The whole process threatened to throw Congress into total chaos. The issue of slavery hadn't gotten much attention yet, mostly because it stirred up so much trouble. Pretty much everyone in the political know recognized it was the single most divisive issue in American politics…and that was exactly why nobody wanted to deal with it.

Forcing the issue would likely destroy any possibility of a future in politics no matter what side of the issue was taken. So the rot at the center of American politics was just ignored.

Missouri, unfortunately, had other ideas.

The would-be state wanted to have its cake and eat it too, upgrading to a full-fledged state while getting its slavery on at the same time. It was the backbone of their economy after all, just as it was for nearly every southern state. With the introduction of Alabama as a slave state in 1819, Missouri threatened to muck up the carefully maintained balance that Congress had informally created between slave and free states.

Something, clearly, needed to be done.

Fortunately for Clay, just as John W. Taylor was proposing admittance of Missouri as a slave state, there was also a bill proposing the breakaway of the Maine county of Massachusetts to form its own state. Also, Maine would virtually certainly be a free state.

This presented a unique opportunity for Clay: if both states could be admitted simultaneously, the balance would be maintained in the Senate and Clay's slave faction would grow slightly stronger in the House, since Missouri's population would almost certainly be larger than Maine's.

With a little luck, the Senate would pass both measures as well, and as long as Missouri's constitution wasn't total nonsense—and then both states could enter the Union and Clay's position would be that much stronger.

Both measures passed the House and the Senate, and were signed into law by President Monroe in 1820. Unfortunately, the issue wasn't over for Clay.

Missouri Compromise, Round Two

Missouri's could enter the Union with the right to its own Missouri-drafted constitution…but only if Congress gave it the green light.
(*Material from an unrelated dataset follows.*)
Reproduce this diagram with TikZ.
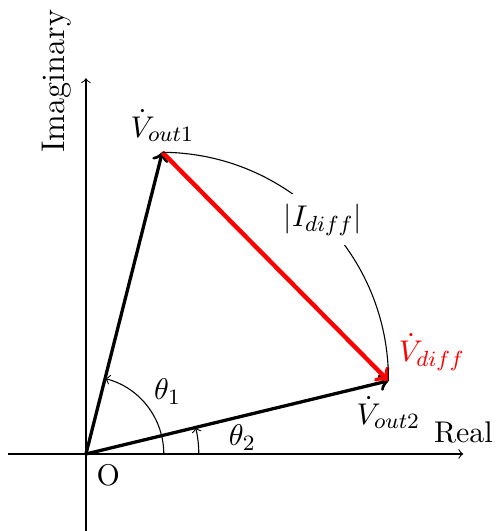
\documentclass[tikz,border=0pt,11pt]{standalone}
\usepackage{amsmath}
\usetikzlibrary{positioning}

\begin{document}
\begin{tikzpicture}[
  ax/.style={->},
  vec/.style={->,very thick},
  dvec/.style={->,ultra thick,red},
  ang/.style={->}]
  \useasboundingbox (-1.105,-0.99) rectangle (5.27,5.835);
  % axes
  \coordinate (O) at (0,0);
  \coordinate (xl) at (-1,0);
  \coordinate (xr) at (4.85,0);
  \coordinate (yb) at (0,-1);
  \coordinate (yt) at (0,4.83);
  \draw[ax] (xl) -- (xr) node[above] (re) {Real};
  \draw[ax] (yb) -- (yt);
  \node[rotate=90,anchor=south,font=\large] (im) at (-0.05,4.79) {Imaginary};
  \node[below right] (o) at (O) {O};
  % phasors
  \coordinate (v1) at (75.8:4);
  \coordinate (v2) at (13.6:4);
  \draw[vec] (O) -- (v1);
  \draw[vec] (O) -- (v2);
  \draw[dvec] (v1) -- (v2);
  \node[above] (l1) at (v1) {$\dot{V}_{out1}$};
  \node[below=2pt] (l2) at (v2) {$\dot{V}_{out2}$};
  \node[above right,text=red] (ld) at (v2) {$\dot{V}_{diff}$};
  \draw (v1) to[bend left=45] node[fill=white] (li) {$|I_{diff}|$} (v2);
  % angles
  \draw[ang] (1,0) arc[start angle=0,end angle=75.8,radius=1];
  \draw[ang] (1.45,0) arc[start angle=0,end angle=13.6,radius=1.45];
  \node (t1) at (1.05,0.8) {$\theta_1$};
  \node (t2) at (2.01,0.21) {$\theta_2$};
\end{tikzpicture}
\end{document}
Everything appeared to be in order, except for one small, seemingly insignificant detail: Missouri wanted to "prevent free negroes and mulattoes from coming to and settling in this State, under any pretext whatsoever." (Source)

Whoa, Missouri. Hold your (racist) horses.

This was a blatant violation of the Federal government's power, and it just wasn't going to fly. It seemed the issue of Missouri's statehood had come back to haunt Clay.

Clay, however, had a plan. (The guy always had plans.)

Northern Congressman found the blatant racial provisions less than completely awesome, but the real problem was the threat this clause represented to Federal authority. You don't just get to make up rules about who gets to live in your state: that's Federal territory.

So Clay suggested that the clause be allowed under one condition: that the clause wasn't allowed to interfere with/ muck up the rights of free U.S. citizens. The Missouri State Legislature agreed, and Clay got the fairly sweet nickname "Great Compromiser" for his role in First and Second Missouri Compromises.

Clay's Legacy

Clay definitely used his shiny new nickname to amp up his political career: "Hey, my name's Henry. But you can just call me the Great Compromiser—G.C. for short." And he'd continue to engage in strong-arming tactics and shady almost-outright corruption for the rest of his career… right up until his death in 1852.

While the guy had an enormous impact on American politics, it's hard to see the man outside his whole "let's keep slavery a thing" shtick and his incessant drive to improve America's rep, regardless of the consequences.

He was an advocate of a bunch of foreign wars and was big on Manifest Destiny—you know, the idea that would lead to the slaughter of Native Americans. He was basically #1 self-serving politician of his day. Despite this, it is clear that he cared deeply about the Union and thought he was serving its best interests.

Which, in a happy coincidence for Clay, just so happened to be his own interest as well. Huh. What are the odds?